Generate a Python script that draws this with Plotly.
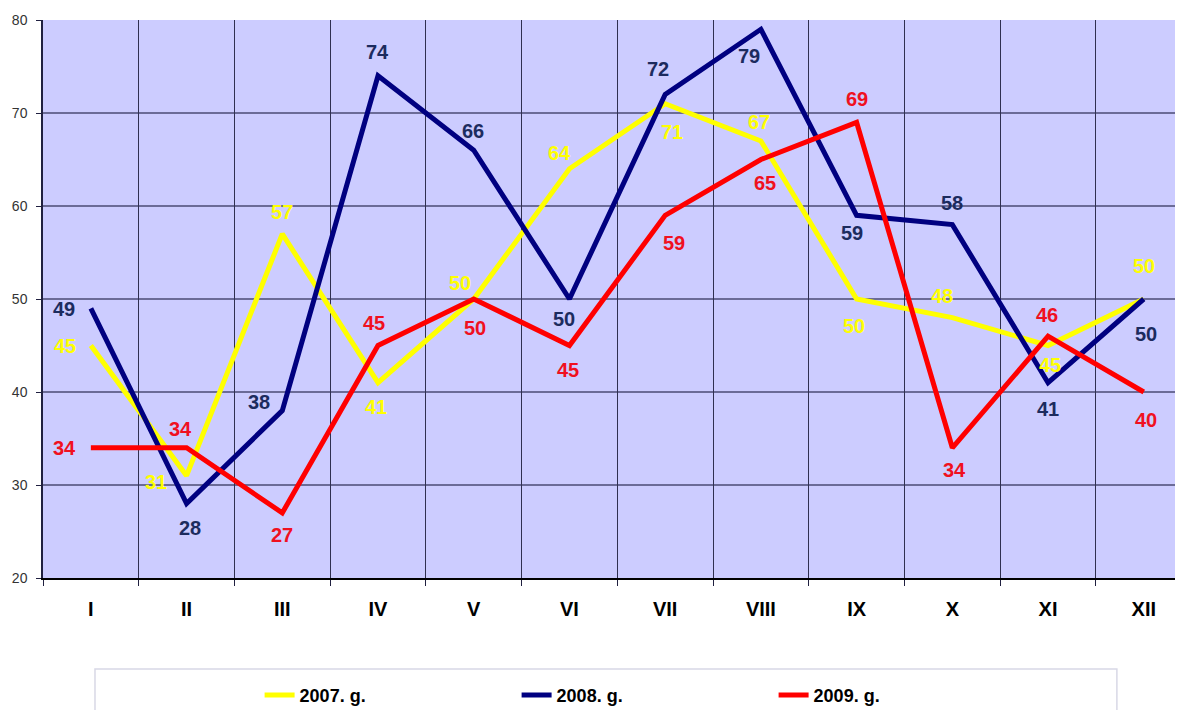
import plotly.graph_objects as go

months = ["I", "II", "III", "IV", "V", "VI", "VII", "VIII", "IX", "X", "XI", "XII"]
s2007 = [45, 31, 57, 41, 50, 64, 71, 67, 50, 48, 45, 50]
s2008 = [49, 28, 38, 74, 66, 50, 72, 79, 59, 58, 41, 50]
s2009 = [34, 34, 27, 45, 50, 45, 59, 65, 69, 34, 46, 40]
names = ["2007. g.", "2008. g.", "2009. g."]
yticks = [20, 30, 40, 50, 60, 70, 80]

# label offsets in pixels (dx right, dy down) -- styling only
off2007 = [(-26, 0), (-31, 6), (0, -22), (-2, 24), (-14, -16), (-10, -16),
           (7, 28), (-2, -19), (-3, 27), (-10, -22), (2, 19), (0, -33)]
off2008 = [(-27, 1), (3, 24), (-23, -9), (-1, -24), (-1, -19), (-5, 20),
           (-7, -25), (-12, 27), (-5, 18), (0, -22), (0, 26), (2, 35)]
off2009 = [(-26, 0), (-6, -19), (0, 22), (-4, -23), (1, 29), (-1, 24),
           (9, 28), (4, 23), (0, -23), (2, 22), (-1, -21), (2, 28)]

line_colors = ["#FFFF00", "#000080", "#FF0000"]
label_colors = ["#FFFF00", "#1C2B5E", "#F01020"]
series = [s2007, s2008, s2009]
offsets = [off2007, off2008, off2009]

xs = list(range(len(months)))
fig = go.Figure()
for vals, name, col in zip(series, names, line_colors):
    fig.add_trace(go.Scatter(x=xs, y=vals, mode="lines", name=name,
                             line=dict(color=col, width=5)))

annotations = []
for vals, offs, lc in zip(series, offsets, label_colors):
    for i, (v, (dx, dy)) in enumerate(zip(vals, offs)):
        annotations.append(dict(x=i, y=v, xref="x", yref="y", text=str(v),
                                showarrow=False, xshift=dx, yshift=-dy,
                                font=dict(family="Liberation Sans, Arial", size=20,
                                          color=lc, weight="bold")))

shapes = []
for t in yticks[1:-1]:
    shapes.append(dict(type="line", xref="paper", yref="y", x0=0, x1=1, y0=t, y1=t,
                       line=dict(color="#0A0A30", width=1.2), layer="below"))
shapes.append(dict(type="rect", xref="paper", yref="paper", x0=0.0456, x1=0.942,
                   y0=-0.163, y1=-0.40, line=dict(color="#D8D8E6", width=1.5),
                   fillcolor="rgba(0,0,0,0)"))

fig.update_layout(
    width=1175, height=702,
    margin=dict(l=35, r=0, t=12, b=132, autoexpand=False),
    paper_bgcolor="white",
    plot_bgcolor="#CCCCFF",
    showlegend=True,
    legend=dict(orientation="h", x=0.19, y=-0.21, xanchor="left", yanchor="middle",
                entrywidth=212, entrywidthmode="pixels",
                font=dict(family="Liberation Sans, Arial", size=18, color="black",
                          weight="bold"),
                bgcolor="rgba(0,0,0,0)", borderwidth=0),
    annotations=annotations,
    shapes=shapes,
    xaxis=dict(range=[-0.5, 11.41], tickmode="array", tickvals=xs, ticktext=months,
               showgrid=False, zeroline=False, ticks="", automargin=False,
               ticklabelstandoff=12,
               showline=True, linecolor="black", linewidth=1.5,
               tickfont=dict(family="Liberation Sans, Arial", size=20, color="black",
                             weight="bold"),
               minor=dict(tick0=-0.5, dtick=1, ticks="outside", ticklen=6,
                          tickcolor="#202040", tickwidth=1.2, showgrid=True,
                          gridcolor="#303050", gridwidth=1.3)),
    yaxis=dict(range=[20, 80], tickmode="array", tickvals=yticks, showgrid=False,
               zeroline=False, ticks="outside", ticklen=5, tickcolor="#202040",
               automargin=False, ticklabelstandoff=6,
               showline=True, linecolor="#202040", linewidth=1.5,
               tickfont=dict(family="Liberation Sans, Arial", size=14, color="#333333")),
)

fig.write_html("out.html")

#####

__WHAT THE TASK ASKS__:
Skip the pictures, then retype every line above exactly.

__RESPONSE TO THIS TASK__:
Generate a Python script that draws this with Plotly.
import plotly.graph_objects as go

months = ["I", "II", "III", "IV", "V", "VI", "VII", "VIII", "IX", "X", "XI", "XII"]
s2007 = [45, 31, 57, 41, 50, 64, 71, 67, 50, 48, 45, 50]
s2008 = [49, 28, 38, 74, 66, 50, 72, 79, 59, 58, 41, 50]
s2009 = [34, 34, 27, 45, 50, 45, 59, 65, 69, 34, 46, 40]
names = ["2007. g.", "2008. g.", "2009. g."]
yticks = [20, 30, 40, 50, 60, 70, 80]

# label offsets in pixels (dx right, dy down) -- styling only
off2007 = [(-26, 0), (-31, 6), (0, -22), (-2, 24), (-14, -16), (-10, -16),
           (7, 28), (-2, -19), (-3, 27), (-10, -22), (2, 19), (0, -33)]
off2008 = [(-27, 1), (3, 24), (-23, -9), (-1, -24), (-1, -19), (-5, 20),
           (-7, -25), (-12, 27), (-5, 18), (0, -22), (0, 26), (2, 35)]
off2009 = [(-26, 0), (-6, -19), (0, 22), (-4, -23), (1, 29), (-1, 24),
           (9, 28), (4, 23), (0, -23), (2, 22), (-1, -21), (2, 28)]

line_colors = ["#FFFF00", "#000080", "#FF0000"]
label_colors = ["#FFFF00", "#1C2B5E", "#F01020"]
series = [s2007, s2008, s2009]
offsets = [off2007, off2008, off2009]

xs = list(range(len(months)))
fig = go.Figure()
for vals, name, col in zip(series, names, line_colors):
    fig.add_trace(go.Scatter(x=xs, y=vals, mode="lines", name=name,
                             line=dict(color=col, width=5)))

annotations = []
for vals, offs, lc in zip(series, offsets, label_colors):
    for i, (v, (dx, dy)) in enumerate(zip(vals, offs)):
        annotations.append(dict(x=i, y=v, xref="x", yref="y", text=str(v),
                                showarrow=False, xshift=dx, yshift=-dy,
                                font=dict(family="Liberation Sans, Arial", size=20,
                                          color=lc, weight="bold")))

shapes = []
for t in yticks[1:-1]:
    shapes.append(dict(type="line", xref="paper", yref="y", x0=0, x1=1, y0=t, y1=t,
                       line=dict(color="#0A0A30", width=1.2), layer="below"))
shapes.append(dict(type="rect", xref="paper", yref="paper", x0=0.0456, x1=0.942,
                   y0=-0.163, y1=-0.40, line=dict(color="#D8D8E6", width=1.5),
                   fillcolor="rgba(0,0,0,0)"))

fig.update_layout(
    width=1175, height=702,
    margin=dict(l=35, r=0, t=12, b=132, autoexpand=False),
    paper_bgcolor="white",
    plot_bgcolor="#CCCCFF",
    showlegend=True,
    legend=dict(orientation="h", x=0.19, y=-0.21, xanchor="left", yanchor="middle",
                entrywidth=212, entrywidthmode="pixels",
                font=dict(family="Liberation Sans, Arial", size=18, color="black",
                          weight="bold"),
                bgcolor="rgba(0,0,0,0)", borderwidth=0),
    annotations=annotations,
    shapes=shapes,
    xaxis=dict(range=[-0.5, 11.41], tickmode="array", tickvals=xs, ticktext=months,
               showgrid=False, zeroline=False, ticks="", automargin=False,
               ticklabelstandoff=12,
               showline=True, linecolor="black", linewidth=1.5,
               tickfont=dict(family="Liberation Sans, Arial", size=20, color="black",
                             weight="bold"),
               minor=dict(tick0=-0.5, dtick=1, ticks="outside", ticklen=6,
                          tickcolor="#202040", tickwidth=1.2, showgrid=True,
                          gridcolor="#303050", gridwidth=1.3)),
    yaxis=dict(range=[20, 80], tickmode="array", tickvals=yticks, showgrid=False,
               zeroline=False, ticks="outside", ticklen=5, tickcolor="#202040",
               automargin=False, ticklabelstandoff=6,
               showline=True, linecolor="#202040", linewidth=1.5,
               tickfont=dict(family="Liberation Sans, Arial", size=14, color="#333333")),
)

fig.write_html("out.html")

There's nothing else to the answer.